Wednesday, November 19, 2014

Re-inspired

Got the idea of looking for a UCBerkeley equivalent of MIT Open Courseware. Found EdX Berkeley. Then... found a course with a list of prerequisites that I actually understood! Maybe there's a "Level Two" for me in the world! Plus it even seems to cover something like the "web stack" topic I was planning to try next.
EdX UC-BerkeleyX Engineering Software as a Service CS169.1x
CS169.1x teaches the fundamentals for engineering long-lasting software using highly-productive Agile techniques to develop Software as a Service (SaaS) using Ruby on Rails. Students will understand the new challenges and opportunities of SaaS versus shrink-wrapped software. They will understand and apply fundamental programming techniques to the design, development, testing, and public cloud deployment of a simple SaaS application. Students will use best-of-breed tools that support modern development techniques including behavior-driven design, user stories, test-driven development, velocity, and pair programming. Students will learn how modern programming language features like metaprogramming and reflection can improve productivity and code maintainability. Prerequisites: Programming proficiency in an object-oriented programming language such as Java, C#, C++, Python, or Ruby is required. We will teach the basics of Ruby at a very accelerated pace that assumes thorough familiarity with OOP inheritance, static/class vs. instance methods and attributes, recursion, hash tables/hash maps, list comprehensions, higher-order functions, lambda expressions. This course is NOT a good first course in programming. Basic Unix command-line skills are helpful. Familiarity with Git, GitHub and Heroku will also be helpful. 6-12 hours/week, Oct 21-Dec 9, 2014. (CS169.2x: Engineering Software as a Service, Part 2, begins Jan 6, 2015.) 
"Profiiciency" is too strong a word, but at least I understand most of what the "prerequisite" words refer to. (I do NOT (yet!) understand what most of the course description words refer to. :P)

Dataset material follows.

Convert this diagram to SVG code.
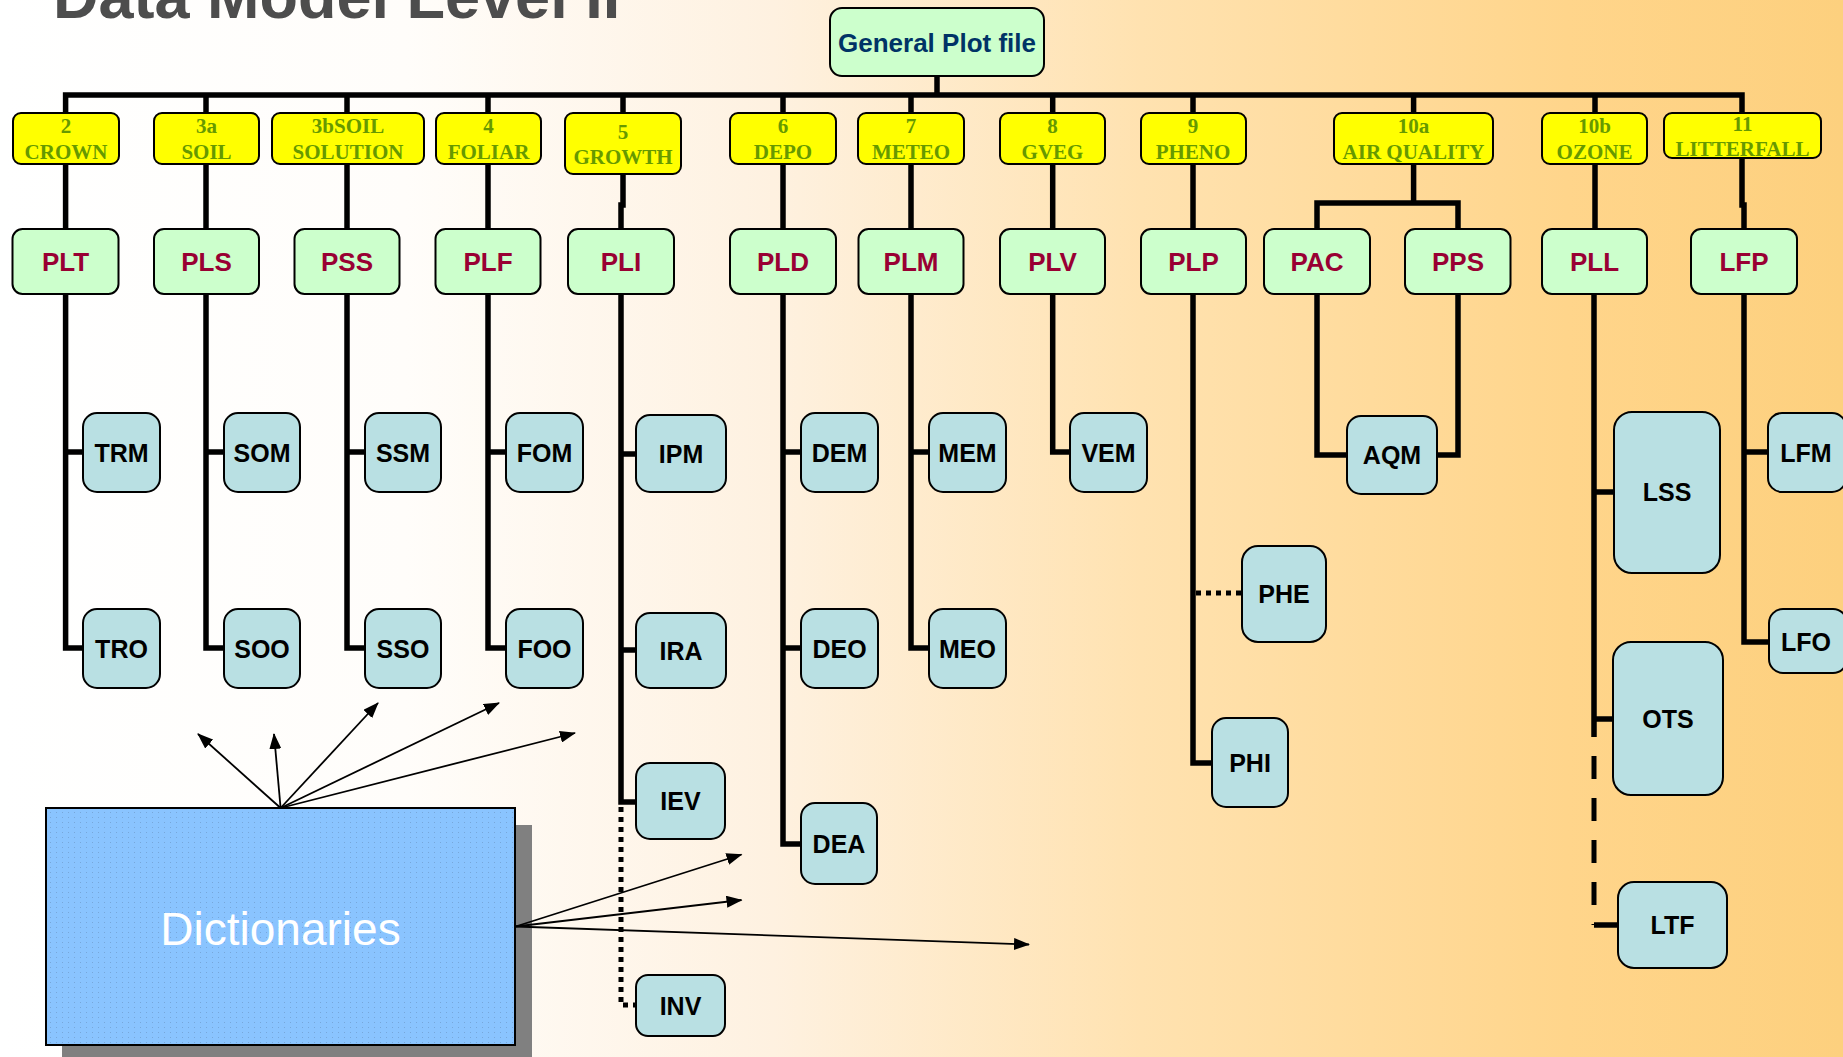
<svg xmlns="http://www.w3.org/2000/svg" width="1843" height="1057" viewBox="0 0 1843 1057">
<defs>
<linearGradient id="bg" x1="0" y1="0" x2="1" y2="0">
<stop offset="0" stop-color="#FFFFFF"/>
<stop offset="0.22" stop-color="#FFFDFA"/>
<stop offset="0.42" stop-color="#FEF1E0"/>
<stop offset="0.62" stop-color="#FFE2B0"/>
<stop offset="0.85" stop-color="#FFD58B"/>
<stop offset="1" stop-color="#FDD07E"/>
</linearGradient>
<pattern id="dots" width="6" height="5" patternUnits="userSpaceOnUse">
<rect x="2" y="2" width="1" height="1" fill="#6F9CCB" opacity="0.7"/>
</pattern>
<marker id="ah" markerWidth="16" markerHeight="12" refX="15" refY="6" orient="auto" markerUnits="userSpaceOnUse">
<path d="M0,0 L16,6 L0,12 Z" fill="#000"/>
</marker>
<style>
.y rect{fill:#FFFF00;stroke:#000;stroke-width:2}
.y text{font-family:"Liberation Serif","Times New Roman",serif;font-weight:bold;font-size:21px;fill:#669900;text-anchor:middle}
.g rect{fill:#CCFFCC;stroke:#000;stroke-width:2}
.g text{font-family:"Liberation Sans",Arial,sans-serif;font-weight:bold;font-size:26px;fill:#990033;text-anchor:middle}
.b rect{fill:#B9E0E3;stroke:#000;stroke-width:2}
.b text{font-family:"Liberation Sans",Arial,sans-serif;font-weight:bold;font-size:25px;fill:#000;text-anchor:middle}
.ln{stroke:#000;stroke-width:5.5;fill:none}
.dot{stroke:#000;stroke-width:5;fill:none;stroke-dasharray:5 5}
.dash{stroke:#000;stroke-width:5;fill:none;stroke-dasharray:23 19}
.ar{stroke:#000;stroke-width:1.8;fill:none;marker-end:url(#ah)}
</style>
</defs>
<rect x="0" y="0" width="1843" height="1057" fill="url(#bg)"/>
<text x="53" y="18" font-family="Liberation Sans, Arial, sans-serif" font-weight="bold" font-size="63" fill="#4D4D4D">Data Model Level II</text>

<g id="dictionaries">
<rect x="62" y="825" width="470" height="240" fill="#808080"/>
<rect x="46" y="808" width="469" height="237" fill="#8AC4FF" stroke="#000" stroke-width="2"/>
<rect x="47" y="809" width="467" height="235" fill="url(#dots)"/>
<text x="280.5" y="945" font-family="Liberation Sans, Arial, sans-serif" font-size="46" fill="#FFFFFF" text-anchor="middle">Dictionaries</text>
</g>

<g id="connectors">
<line class="ln" x1="937" y1="75" x2="937" y2="95"/>
<path class="ln" d="M65.6,113 V95 H1742 V113" stroke-width="6"/>
<line class="ln" x1="206" y1="95" x2="206" y2="113"/>
<line class="ln" x1="347" y1="95" x2="347" y2="113"/>
<line class="ln" x1="488" y1="95" x2="488" y2="113"/>
<line class="ln" x1="623" y1="95" x2="623" y2="113"/>
<line class="ln" x1="783" y1="95" x2="783" y2="113"/>
<line class="ln" x1="911" y1="95" x2="911" y2="113"/>
<line class="ln" x1="1052.7" y1="95" x2="1052.7" y2="113"/>
<line class="ln" x1="1193" y1="95" x2="1193" y2="113"/>
<line class="ln" x1="1413.6" y1="95" x2="1413.6" y2="113"/>
<line class="ln" x1="1595" y1="95" x2="1595" y2="113"/>
<line class="ln" x1="65.6" y1="164" x2="65.6" y2="229"/>
<line class="ln" x1="206" y1="164" x2="206" y2="229"/>
<line class="ln" x1="347" y1="164" x2="347" y2="229"/>
<line class="ln" x1="488" y1="164" x2="488" y2="229"/>
<path class="ln" d="M623,174 V205 H621 V229"/>
<line class="ln" x1="783" y1="164" x2="783" y2="229"/>
<line class="ln" x1="911" y1="164" x2="911" y2="229"/>
<line class="ln" x1="1052.7" y1="164" x2="1052.7" y2="229"/>
<line class="ln" x1="1193" y1="164" x2="1193" y2="229"/>
<path class="ln" d="M1413.6,164 V203 M1317,229 V203 H1458 V229"/>
<line class="ln" x1="1595" y1="164" x2="1595" y2="229"/>
<path class="ln" d="M1742,158 V205 H1744 V229"/>
<path class="ln" d="M65.6,294 V648 H83 M65.6,452 H83"/>
<path class="ln" d="M206,294 V648 H224 M206,452 H224"/>
<path class="ln" d="M347,294 V648 H365 M347,452 H365"/>
<path class="ln" d="M488,294 V648 H506 M488,452 H506"/>
<path class="ln" d="M621,294 V802 H636 M621,454 H636 M621,650 H636"/>
<path class="dot" d="M621,807 V1005 H636"/>
<path class="ln" d="M783,294 V844 H801 M783,452 H801 M783,648 H801"/>
<path class="ln" d="M911,294 V648 H929 M911,452 H929"/>
<path class="ln" d="M1052.7,294 V452 H1070"/>
<path class="ln" d="M1193,294 V763 H1212"/>
<path class="dot" d="M1196,593 H1242" stroke-dasharray="6 5"/>
<path class="ln" d="M1317,294 V455 H1347 M1458,294 V455 H1437"/>
<path class="ln" d="M1594,294 V737 M1594,492 H1614 M1594,719 H1613"/>
<path class="dash" d="M1594,756 V925"/>
<path class="ln" d="M1594,925 H1618"/>
<path class="ln" d="M1744,294 V642 H1769 M1744,452 H1768"/>
<line class="ar" x1="280.6" y1="808" x2="198" y2="734"/>
<line class="ar" x1="280.6" y1="808" x2="274" y2="734"/>
<line class="ar" x1="280.6" y1="808" x2="378" y2="703"/>
<line class="ar" x1="280.6" y1="808" x2="499" y2="703"/>
<line class="ar" x1="280.6" y1="808" x2="575" y2="733"/>
<line class="ar" x1="515.6" y1="926.5" x2="741.5" y2="854.5"/>
<line class="ar" x1="515.6" y1="926.5" x2="741.5" y2="900"/>
<line class="ar" x1="515.6" y1="926.5" x2="1029" y2="944.5"/>
</g>

<g id="gpf" class="g"><rect x="830" y="8" width="214" height="68" rx="12"/><text x="937" y="51.5" style="fill:#003366">General Plot file</text></g>

<g id="y2" class="y"><rect x="13" y="113" width="106" height="51" rx="8"/><text x="66" y="133">2</text><text x="66" y="159">CROWN</text></g>
<g id="y3a" class="y"><rect x="154" y="113" width="105" height="51" rx="8"/><text x="206.5" y="133">3a</text><text x="206.5" y="159">SOIL</text></g>
<g id="y3b" class="y"><rect x="272" y="113" width="152" height="51" rx="8"/><text x="348" y="133">3bSOIL</text><text x="348" y="159">SOLUTION</text></g>
<g id="y4" class="y"><rect x="436" y="113" width="105" height="51" rx="8"/><text x="488.5" y="133">4</text><text x="488.5" y="159">FOLIAR</text></g>
<g id="y5" class="y"><rect x="565" y="113" width="116" height="61" rx="8"/><text x="623" y="139">5</text><text x="623" y="164">GROWTH</text></g>
<g id="y6" class="y"><rect x="730" y="113" width="106" height="51" rx="8"/><text x="783" y="133">6</text><text x="783" y="159">DEPO</text></g>
<g id="y7" class="y"><rect x="858" y="113" width="106" height="51" rx="8"/><text x="911" y="133">7</text><text x="911" y="159">METEO</text></g>
<g id="y8" class="y"><rect x="1000" y="113" width="105" height="51" rx="8"/><text x="1052.5" y="133">8</text><text x="1052.5" y="159">GVEG</text></g>
<g id="y9" class="y"><rect x="1141" y="113" width="105" height="51" rx="8"/><text x="1193" y="133">9</text><text x="1193" y="159">PHENO</text></g>
<g id="y10a" class="y"><rect x="1334" y="113" width="159" height="51" rx="8"/><text x="1413.5" y="133">10a</text><text x="1413.5" y="159">AIR QUALITY</text></g>
<g id="y10b" class="y"><rect x="1542" y="113" width="105" height="51" rx="8"/><text x="1594.5" y="133">10b</text><text x="1594.5" y="159">OZONE</text></g>
<g id="y11" class="y"><rect x="1664" y="113" width="157" height="45" rx="8"/><text x="1742.5" y="131">11</text><text x="1742.5" y="156">LITTERFALL</text></g>

<g id="PLT" class="g"><rect x="12.5" y="229" width="106" height="65" rx="10"/><text x="65.5" y="271">PLT</text></g>
<g id="PLS" class="g"><rect x="154" y="229" width="105" height="65" rx="10"/><text x="206.5" y="271">PLS</text></g>
<g id="PSS" class="g"><rect x="294.5" y="229" width="105" height="65" rx="10"/><text x="347" y="271">PSS</text></g>
<g id="PLF" class="g"><rect x="435.5" y="229" width="105" height="65" rx="10"/><text x="488" y="271">PLF</text></g>
<g id="PLI" class="g"><rect x="568" y="229" width="106" height="65" rx="10"/><text x="621" y="271">PLI</text></g>
<g id="PLD" class="g"><rect x="730" y="229" width="106" height="65" rx="10"/><text x="783" y="271">PLD</text></g>
<g id="PLM" class="g"><rect x="858.5" y="229" width="105" height="65" rx="10"/><text x="911" y="271">PLM</text></g>
<g id="PLV" class="g"><rect x="1000" y="229" width="105" height="65" rx="10"/><text x="1052.5" y="271">PLV</text></g>
<g id="PLP" class="g"><rect x="1141" y="229" width="105" height="65" rx="10"/><text x="1193.5" y="271">PLP</text></g>
<g id="PAC" class="g"><rect x="1264" y="229" width="106" height="65" rx="10"/><text x="1317" y="271">PAC</text></g>
<g id="PPS" class="g"><rect x="1405" y="229" width="105.5" height="65" rx="10"/><text x="1458" y="271">PPS</text></g>
<g id="PLL" class="g"><rect x="1542" y="229" width="105" height="65" rx="10"/><text x="1594.5" y="271">PLL</text></g>
<g id="LFP" class="g"><rect x="1691" y="229" width="106" height="65" rx="10"/><text x="1744" y="271">LFP</text></g>

<g id="TRM" class="b"><rect x="83" y="413" width="77" height="79" rx="14"/><text x="121.5" y="461.5">TRM</text></g>
<g id="TRO" class="b"><rect x="83" y="609" width="77" height="79" rx="14"/><text x="121.5" y="657.5">TRO</text></g>
<g id="SOM" class="b"><rect x="224" y="413" width="76" height="79" rx="14"/><text x="262" y="461.5">SOM</text></g>
<g id="SOO" class="b"><rect x="224" y="609" width="76" height="79" rx="14"/><text x="262" y="657.5">SOO</text></g>
<g id="SSM" class="b"><rect x="365" y="413" width="76" height="79" rx="14"/><text x="403" y="461.5">SSM</text></g>
<g id="SSO" class="b"><rect x="365" y="609" width="76" height="79" rx="14"/><text x="403" y="657.5">SSO</text></g>
<g id="FOM" class="b"><rect x="506" y="413" width="77" height="79" rx="14"/><text x="544.5" y="461.5">FOM</text></g>
<g id="FOO" class="b"><rect x="506" y="609" width="77" height="79" rx="14"/><text x="544.5" y="657.5">FOO</text></g>
<g id="IPM" class="b"><rect x="636" y="415" width="90" height="77" rx="14"/><text x="681" y="462.5">IPM</text></g>
<g id="IRA" class="b"><rect x="636" y="613" width="90" height="75" rx="14"/><text x="681" y="659.5">IRA</text></g>
<g id="IEV" class="b"><rect x="636" y="763" width="89" height="76" rx="14"/><text x="680.5" y="810">IEV</text></g>
<g id="INV" class="b"><rect x="636" y="975" width="89" height="61" rx="12"/><text x="680.5" y="1014.5">INV</text></g>
<g id="DEM" class="b"><rect x="801" y="413" width="77" height="79" rx="14"/><text x="839.5" y="461.5">DEM</text></g>
<g id="DEO" class="b"><rect x="801" y="609" width="77" height="79" rx="14"/><text x="839.5" y="657.5">DEO</text></g>
<g id="DEA" class="b"><rect x="801" y="803" width="76" height="81" rx="14"/><text x="839" y="852.5">DEA</text></g>
<g id="MEM" class="b"><rect x="929" y="413" width="77" height="79" rx="14"/><text x="967.5" y="461.5">MEM</text></g>
<g id="MEO" class="b"><rect x="929" y="609" width="77" height="79" rx="14"/><text x="967.5" y="657.5">MEO</text></g>
<g id="VEM" class="b"><rect x="1070" y="413" width="77" height="79" rx="14"/><text x="1108.5" y="461.5">VEM</text></g>
<g id="AQM" class="b"><rect x="1347" y="416" width="90" height="78" rx="14"/><text x="1392" y="464">AQM</text></g>
<g id="PHE" class="b"><rect x="1242" y="546" width="84" height="96" rx="16"/><text x="1284" y="602.5">PHE</text></g>
<g id="PHI" class="b"><rect x="1212" y="718" width="76" height="89" rx="14"/><text x="1250" y="772">PHI</text></g>
<g id="LSS" class="b"><rect x="1614" y="412" width="106" height="161" rx="18"/><text x="1667" y="501">LSS</text></g>
<g id="OTS" class="b"><rect x="1613" y="642" width="110" height="153" rx="18"/><text x="1668" y="728">OTS</text></g>
<g id="LTF" class="b"><rect x="1618" y="882" width="109" height="86" rx="16"/><text x="1672.5" y="934">LTF</text></g>
<g id="LFM" class="b"><rect x="1768" y="413" width="78" height="79" rx="14"/><text x="1806" y="461.5">LFM</text></g>
<g id="LFO" class="b"><rect x="1769" y="609" width="78" height="64" rx="14"/><text x="1806" y="650.5">LFO</text></g>
</svg>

Alas the timing is wrong: the course started a few weeks ago (Oct 21), and I haven't finished my Unity course yet. (Currently at 42%)

While looking at the course webpage, I saw a student review that recommended "Michael Hartl's Rails Tutorial" before starting the course. I looked it up, found out it is a book available online, read the first few sections, and loved it. So I can do a virtual (by which I mean offline, LOL) version of the course using this book, and now I have something to read over lunch again.

I Googled "Python Django vs Ruby Rails" and decided I am probably more of a Python type. But, no harm in learning a bit of Ruby syntax at this stage.